* Data entries
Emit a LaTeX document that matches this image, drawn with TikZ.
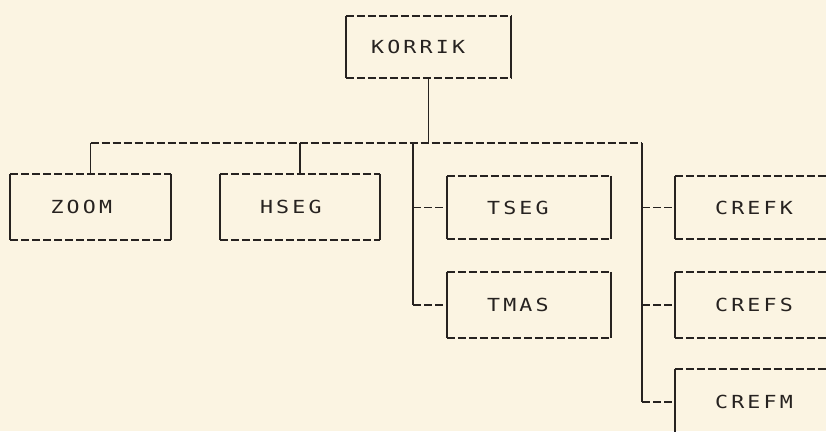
\documentclass[tikz,border=0pt]{standalone}
\usepackage{fontspec}
\newfontfamily\lpfont[LetterSpace=18,FakeStretch=1.2]{DejaVu Sans Mono}
\definecolor{paper}{RGB}{251,244,226}
\definecolor{ink}{RGB}{38,34,32}
\begin{document}
\begin{tikzpicture}[x=1pt,y=-1pt,
  hdash/.style={draw=ink, line width=1.6pt, dash pattern=on 8pt off 3pt},
  vsolid/.style={draw=ink, line width=1.7pt},
  lpbox/.style={rectangle, inner xsep=40pt, inner ysep=0pt, text width=84pt,
    minimum height=64pt, align=left, text=ink,
    font=\lpfont\fontsize{18}{20}\selectfont},
  narrow/.style={text width=80pt},
  top/.style={inner xsep=25pt, text width=115pt, minimum height=62pt}]
\useasboundingbox (0,0) rectangle (826,431);
\clip (0,0) rectangle (826,431);
\fill[paper] (0,0) rectangle (826,431);

\node[lpbox,top]    (korrik) at (428.5,47)  {KORRIK};
\node[lpbox,narrow,minimum height=66pt] (zoom) at (90.5,207) {ZOOM};
\node[lpbox,narrow,minimum height=66pt] (hseg) at (300,207)  {HSEG};
\node[lpbox,minimum height=63pt] (tseg)  at (529,207.5) {TSEG};
\node[lpbox,minimum height=66pt] (tmas)  at (529,305)   {TMAS};
\node[lpbox,minimum height=63pt] (crefk) at (757,207.5) {CREFK};
\node[lpbox,minimum height=66pt] (crefs) at (757,305)   {CREFS};
\node[lpbox,minimum height=66pt] (crefm) at (757,402)   {CREFM};

\foreach \n in {korrik,zoom,hseg,tseg,tmas,crefk,crefs,crefm}{
  \draw[hdash] (\n.north west) -- (\n.north east);
  \draw[hdash] (\n.south west) -- (\n.south east);
  \draw[vsolid] (\n.north west) -- (\n.south west);
  \draw[vsolid] (\n.north east) -- (\n.south east);
}

\coordinate (lt) at (413,143);
\coordinate (rt) at (642,143);

\draw[vsolid] (korrik.south) -- (korrik.south |- rt);
\draw[hdash] (zoom.north |- rt) -- (rt);
\draw[vsolid] (zoom.north |- rt) -- (zoom.north);
\draw[vsolid] (hseg.north |- rt) -- (hseg.north);

\draw[vsolid] (lt) -- (lt |- tmas.west);
\draw[hdash] (lt |- tseg.west) -- (tseg.west);
\draw[hdash] (lt |- tmas.west) -- (tmas.west);

\draw[vsolid] (rt) -- (rt |- crefm.west);
\draw[hdash] (rt |- crefk.west) -- (crefk.west);
\draw[hdash] (rt |- crefs.west) -- (crefs.west);
\draw[hdash] (rt |- crefm.west) -- (crefm.west);
\end{tikzpicture}
\end{document}
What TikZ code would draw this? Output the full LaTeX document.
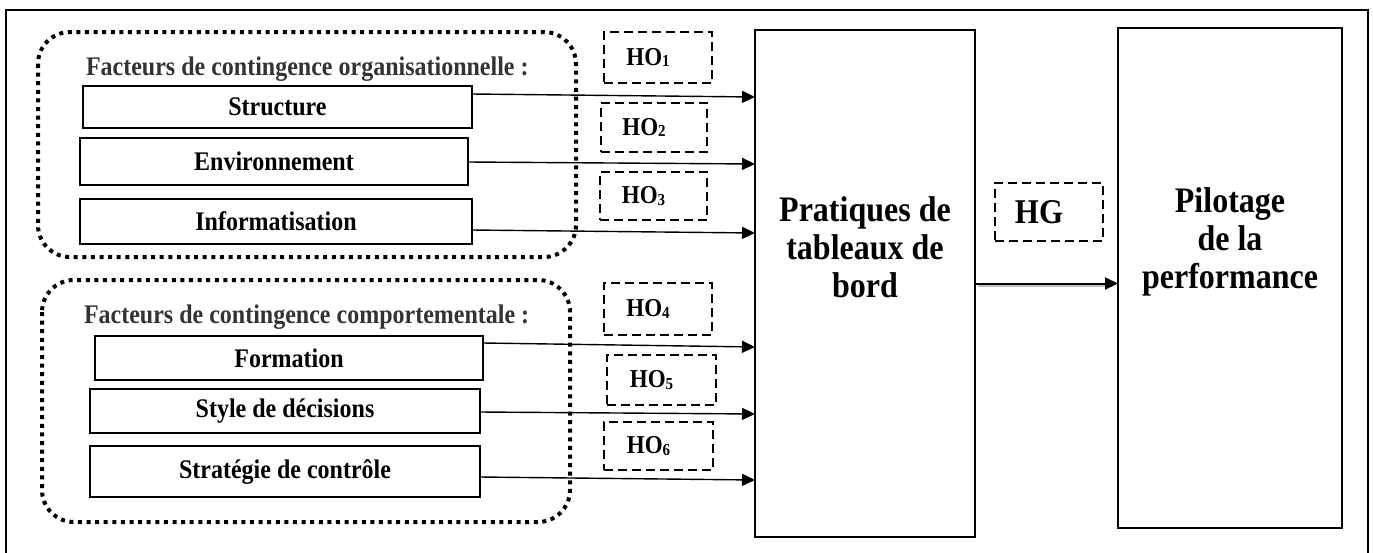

* Aim
Write the entries above out in full, exactly, with no images.

* Output for this task
Emit a LaTeX document that matches this image, drawn with TikZ.
\documentclass[tikz,border=0pt]{standalone}
\usepackage{fontspec}
\newfontfamily\lpfont[LetterSpace=18,FakeStretch=1.2]{DejaVu Sans Mono}
\definecolor{paper}{RGB}{251,244,226}
\definecolor{ink}{RGB}{38,34,32}
\begin{document}
\begin{tikzpicture}[x=1pt,y=-1pt,
  hdash/.style={draw=ink, line width=1.6pt, dash pattern=on 8pt off 3pt},
  vsolid/.style={draw=ink, line width=1.7pt},
  lpbox/.style={rectangle, inner xsep=40pt, inner ysep=0pt, text width=84pt,
    minimum height=64pt, align=left, text=ink,
    font=\lpfont\fontsize{18}{20}\selectfont},
  narrow/.style={text width=80pt},
  top/.style={inner xsep=25pt, text width=115pt, minimum height=62pt}]
\useasboundingbox (0,0) rectangle (826,431);
\clip (0,0) rectangle (826,431);
\fill[paper] (0,0) rectangle (826,431);

\node[lpbox,top]    (korrik) at (428.5,47)  {KORRIK};
\node[lpbox,narrow,minimum height=66pt] (zoom) at (90.5,207) {ZOOM};
\node[lpbox,narrow,minimum height=66pt] (hseg) at (300,207)  {HSEG};
\node[lpbox,minimum height=63pt] (tseg)  at (529,207.5) {TSEG};
\node[lpbox,minimum height=66pt] (tmas)  at (529,305)   {TMAS};
\node[lpbox,minimum height=63pt] (crefk) at (757,207.5) {CREFK};
\node[lpbox,minimum height=66pt] (crefs) at (757,305)   {CREFS};
\node[lpbox,minimum height=66pt] (crefm) at (757,402)   {CREFM};

\foreach \n in {korrik,zoom,hseg,tseg,tmas,crefk,crefs,crefm}{
  \draw[hdash] (\n.north west) -- (\n.north east);
  \draw[hdash] (\n.south west) -- (\n.south east);
  \draw[vsolid] (\n.north west) -- (\n.south west);
  \draw[vsolid] (\n.north east) -- (\n.south east);
}

\coordinate (lt) at (413,143);
\coordinate (rt) at (642,143);

\draw[vsolid] (korrik.south) -- (korrik.south |- rt);
\draw[hdash] (zoom.north |- rt) -- (rt);
\draw[vsolid] (zoom.north |- rt) -- (zoom.north);
\draw[vsolid] (hseg.north |- rt) -- (hseg.north);

\draw[vsolid] (lt) -- (lt |- tmas.west);
\draw[hdash] (lt |- tseg.west) -- (tseg.west);
\draw[hdash] (lt |- tmas.west) -- (tmas.west);

\draw[vsolid] (rt) -- (rt |- crefm.west);
\draw[hdash] (rt |- crefk.west) -- (crefk.west);
\draw[hdash] (rt |- crefs.west) -- (crefs.west);
\draw[hdash] (rt |- crefm.west) -- (crefm.west);
\end{tikzpicture}
\end{document}
What TikZ code would draw this? Output the full LaTeX document.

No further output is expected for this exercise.